Paper: Bundling Genetic and Financial Technologies for More Resilient and Productive Small-Scale Agriculture

This paper results reports from a RCT in Mozambique and Tanzania that bundled stress-tolerant maize seeds with index insurance for a seed-replacement guarantee. The analysis shows that farmers who experienced shocks and saw both technologies in action subsequently increased their agricultural investments, allowing farmers to return to return to their pre-shock positions and even to move toward higher expected incomes.

Paper: Poverty Traps and the Social Protection Paradox

This paper's model of consumption and asset accumulation shows that a hybrid social protection policy, which devotes resources to funding “state of the world contingent transfers” (SWCTs) to vulnerable, but non-poor households in the wake of negative shocks, can result in lower rates of poverty in the medium term than does a conventional cash transfer policy.

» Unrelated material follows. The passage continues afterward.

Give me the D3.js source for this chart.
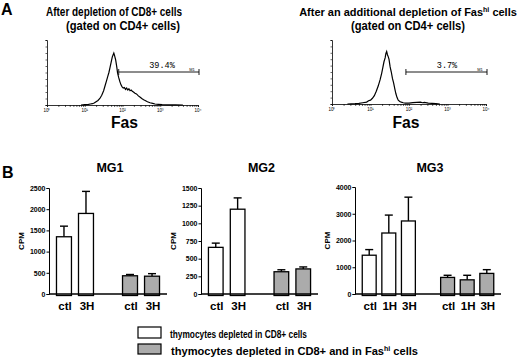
<!DOCTYPE html>
<html><head><meta charset="utf-8">
<script src="https://cdn.jsdelivr.net/npm/d3@7"></script>
<style>
html,body{margin:0;padding:0;background:#fff;}
svg{display:block;font-family:"Liberation Sans",Arial,Helvetica,sans-serif;}
</style></head>
<body>
<svg id="chart" width="520" height="359"></svg>
<script>
// ---------- DATA ----------
// Panel A: Fas histograms (log10 fluorescence, relative count in % of axis)
const histLeftLogFas = [0.9,1.0,1.1,1.15,1.2,1.25,1.3,1.35,1.4,1.45,1.5,1.54,1.58,1.61,1.64,1.67,1.7,1.73,1.75,1.77,1.79,1.82,1.85,1.87,1.9,1.93,1.96,1.99,2.02,2.05,2.08,2.11,2.14,2.17,2.2,2.23,2.26,2.29,2.33,2.37,2.42,2.47,2.51,2.56,2.6,2.66,2.73,2.8,2.86,2.95,3.05,3.2,3.4,3.6];
const histLeftCount  = [0,0.5,1,1.5,2,3,5,7,10,15,22,30,38,44,50,58,66,74,77,80,76,69,58,49,42,36,31,28,26,27,24,26,23,25,22,23,21,20,18,17,14,12,10,8,7,5,3.5,2.5,1.5,1,0.5,0.3,0.2,0];
const histRightLogFas = [0.4,0.6,0.7,0.8,0.9,0.95,1.0,1.05,1.1,1.15,1.2,1.25,1.29,1.32,1.35,1.38,1.4,1.42,1.44,1.46,1.48,1.51,1.54,1.57,1.6,1.63,1.66,1.69,1.72,1.76,1.8,1.85,1.9,2.0,2.1,2.2,2.3,2.35,2.4,2.5,2.6,2.7,2.8];
const histRightCount  = [0,0.5,1,2,3,5,6,9,13,20,28,38,48,57,66,72,79,82,77,74,70,58,50,40,33,24,16,10,6,4,3,2,1.5,1.5,2,2.5,3,2,2.5,1.5,1,0.5,0];
const histTitles = [["After depletion of CD8+ cells","(gated on CD4+ cells)"],["After an additional depletion of Fas","(gated on CD4+ cells)"]];
const gatePercents = ["39.4%","3.7%"];
const gateStartLog = [1.9,1.92];
const logTickLabels = ["10\u2070","10\u00b9","10\u00b2","10\u00b3","10\u2074"];

// Panel B: CPM bars
const mg1Categories = ["ctl","3H"];
const mg1White = [1350,1900];  const mg1WhiteSem = [250,520];
const mg1Grey  = [430,420];    const mg1GreySem  = [30,60];
const mg1Ticks = [0,500,1000,1500,2000,2500];

const mg2Categories = ["ctl","3H"];
const mg2White = [660,1200];   const mg2WhiteSem = [60,160];
const mg2Grey  = [315,355];    const mg2GreySem  = [28,28];
const mg2Ticks = [0,250,500,750,1000,1250,1500];

const mg3Categories = ["ctl","1H","3H"];
const mg3White = [1450,2280,2730]; const mg3WhiteSem = [210,670,890];
const mg3Grey  = [620,530,770];    const mg3GreySem  = [80,170,140];
const mg3Ticks = [0,1000,2000,3000,4000];

const legendLabels = ["thymocytes depleted in CD8+ cells","thymocytes depleted in CD8+ and in Fas"];

// ---------- DRAW ----------
const svg = d3.select("#chart");
const F = '"Liberation Sans",Arial,Helvetica,sans-serif';

function txt(x,y,s,size,opts={}){
  const t = svg.append("text").attr("x",x).attr("y",y).text(s)
    .attr("font-size",size).attr("font-weight",opts.weight||"bold")
    .attr("text-anchor",opts.anchor||"start").attr("fill","#000");
  if(opts.len){t.attr("textLength",opts.len).attr("lengthAdjust","spacingAndGlyphs");}
  if(opts.family) t.attr("font-family",opts.family);
  return t;
}

// Panel labels
txt(1,15,"A",16);
txt(2,178,"B",16);

// Histograms
const histCfg = [
  {x0:47,x1:198,yb:105,yt:40,logs:histLeftLogFas,counts:histLeftCount,tc:[114,123],gateY:72,pctX:162},
  {x0:332,x1:486,yb:104,yt:40,logs:histRightLogFas,counts:histRightCount,tc:[408,408],gateY:72,pctX:447}
];
histCfg.forEach((c,k)=>{
  const x = d3.scaleLog().domain([1,1e4]).range([c.x0,c.x1]);
  const y = d3.scaleLinear().domain([0,100]).range([c.yb,c.yt]);
  const g = svg.append("g");
  const ax = d3.axisBottom(x).tickSize(2).tickFormat(()=> "");
  g.append("g").attr("transform",`translate(0,${c.yb})`).call(ax)
    .call(s=>s.select(".domain").attr("stroke-width",0.8))
    .call(s=>s.selectAll(".tick line").attr("stroke-width",0.6));
  const ay = d3.axisLeft(y).ticks(10).tickSize(1.5).tickFormat(()=> "");
  g.append("g").attr("transform",`translate(${c.x0},0)`).call(ay)
    .call(s=>s.select(".domain").attr("stroke-width",0.8))
    .call(s=>s.selectAll(".tick line").attr("stroke-width",0.6));
  logTickLabels.forEach((lab,i)=>{
    txt(x(Math.pow(10,i)),c.yb+7,lab,4.5,{anchor:"middle",weight:"normal"});
  });
  const pts = c.logs.map((l,i)=>[x(Math.pow(10,l)),y(c.counts[i])]);
  g.append("path").attr("d",d3.line()(pts)).attr("fill","none")
    .attr("stroke","#000").attr("stroke-width",1.2);
  const gx0 = x(Math.pow(10,gateStartLog[k])), gx1 = c.x1+1;
  g.append("line").attr("x1",gx0).attr("x2",gx1).attr("y1",c.gateY).attr("y2",c.gateY).attr("stroke","#000").attr("stroke-width",0.9);
  [gx0,gx1].forEach(xx=>g.append("line").attr("x1",xx).attr("x2",xx).attr("y1",c.gateY-3).attr("y2",c.gateY+3).attr("stroke","#000").attr("stroke-width",0.9));
  txt(gx1-7,c.gateY-1,"M1",4,{anchor:"middle",weight:"normal"});
  txt(c.pctX,c.gateY-4,gatePercents[k],8.5,{anchor:"middle",weight:"normal",family:'"Liberation Mono","DejaVu Sans Mono",monospace'});
  const midX = (c.x0+c.x1)/2;
  if(k===0){
    txt(c.tc[0],16,histTitles[k][0],12,{anchor:"middle",len:136});
  } else {
    const t = txt(c.tc[0],16,"",11,{anchor:"middle"});
    t.append("tspan").text(histTitles[k][0]);
    t.append("tspan").text("hi").attr("font-size",7).attr("dy",-4);
    t.append("tspan").text(" cells").attr("dy",4);
  }
  txt(c.tc[1],30,histTitles[k][1],12,{anchor:"middle",len:114});
  txt(midX+(k===0?2:-3),128,"Fas",16,{anchor:"middle",len:27});
});

// Bar panels
const barCfg = [
  {title:"MG1",cats:mg1Categories,w:mg1White,ws:mg1WhiteSem,g:mg1Grey,gs:mg1GreySem,ticks:mg1Ticks,max:2500,xl:49,xr:167,top:188,bot:294,pi:0.32,po:0.34},
  {title:"MG2",cats:mg2Categories,w:mg2White,ws:mg2WhiteSem,g:mg2Grey,gs:mg2GreySem,ticks:mg2Ticks,max:1500,xl:201,xr:318,top:188,bot:294,pi:0.33,po:0.34},
  {title:"MG3",cats:mg3Categories,w:mg3White,ws:mg3WhiteSem,g:mg3Grey,gs:mg3GreySem,ticks:mg3Ticks,max:4000,xl:355,xr:501,top:187,bot:294,pi:0.29,po:0.37}
];
barCfg.forEach(c=>{
  const n = c.cats.length;
  const slots = d3.range(2*n+1);
  const x = d3.scaleBand().domain(slots).range([c.xl,c.xr]).paddingInner(c.pi).paddingOuter(c.po);
  const y = d3.scaleLinear().domain([0,c.max]).range([c.bot,c.top]);
  const g = svg.append("g");
  const bars = [];
  c.cats.forEach((cat,i)=>bars.push({slot:i,cat,v:c.w[i],s:c.ws[i],fill:"#fff"}));
  c.cats.forEach((cat,i)=>bars.push({slot:n+1+i,cat,v:c.g[i],s:c.gs[i],fill:"#ababab"}));
  bars.forEach(b=>{
    const cx = x(b.slot)+x.bandwidth()/2;
    g.append("line").attr("x1",cx).attr("x2",cx).attr("y1",y(b.v)).attr("y2",y(b.v+b.s)).attr("stroke","#000").attr("stroke-width",1.4);
    g.append("line").attr("x1",cx-4).attr("x2",cx+4).attr("y1",y(b.v+b.s)).attr("y2",y(b.v+b.s)).attr("stroke","#000").attr("stroke-width",1.4);
  });
  g.selectAll("rect.bar").data(bars).join("rect").attr("class","bar")
    .attr("x",b=>x(b.slot)).attr("width",x.bandwidth())
    .attr("y",b=>y(b.v)).attr("height",b=>c.bot+1.5-y(b.v))
    .attr("fill",b=>b.fill).attr("stroke","#000").attr("stroke-width",1.3);
  const ay = d3.axisLeft(y).tickValues(c.ticks).tickSize(2.5).tickPadding(1).tickFormat(d3.format("d"));
  g.append("g").attr("transform",`translate(${c.xl},0)`).call(ay)
    .call(s=>s.select(".domain").attr("stroke-width",1))
    .call(s=>s.selectAll("text").attr("font-size",7).attr("font-weight","bold").attr("font-family",F));
  g.append("line").attr("x1",c.xl).attr("x2",c.xr).attr("y1",c.bot).attr("y2",c.bot).attr("stroke","#000").attr("stroke-width",1.4);
  bars.forEach(b=>{
    txt(x(b.slot)+x.bandwidth()/2+1,310,b.cat,11.5,{anchor:"middle"});
  });
  txt((c.xl+c.xr)/2+2,172,c.title,12.5,{anchor:"middle"});
  svg.append("text").attr("transform",`translate(${c.xl-25},${(c.top+c.bot)/2}) rotate(-90)`)
    .attr("text-anchor","middle").attr("font-size",8).attr("font-weight","bold").text("CPM");
});

// Legend
svg.append("rect").attr("x",138).attr("y",327).attr("width",23).attr("height",11).attr("fill","#fff").attr("stroke","#000").attr("stroke-width",1.2);
svg.append("rect").attr("x",138).attr("y",344).attr("width",23).attr("height",10).attr("fill","#ababab").attr("stroke","#000").attr("stroke-width",1.2);
txt(170,338,legendLabels[0],11,{len:137});
const l2 = txt(171,355,"",11.1);
l2.append("tspan").text(legendLabels[1]);
l2.append("tspan").text("hi").attr("font-size",7).attr("dy",-4);
l2.append("tspan").text(" cells").attr("dy",4);
</script>
</body></html>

Paper: Early adoption of conservation agriculture practices: Understanding partial compliance in programs with multiple adoption decisions

This article attempts to fill an important knowledge gap by studying conservation agriculture (CA) adoption in southern Malawi. The results show that farmers view adoption of CA as a series of separate decisions, rather than a single decision, and that mulching residues and intercropping or rotating with legumes introduces a multiplier effect on the adoption of zero tillage.

Paper: Asset Insurance Markets and Chronic Poverty

This paper investigates asset insurance into a theoretical poverty trap model to evaluate the aggregate impact of insurance access on chronic and transitory poverty. The research team uses dynamic stochastic programming methods to decompose two mechanisms through which a competitive asset insurance market might alter long-term poverty dynamics.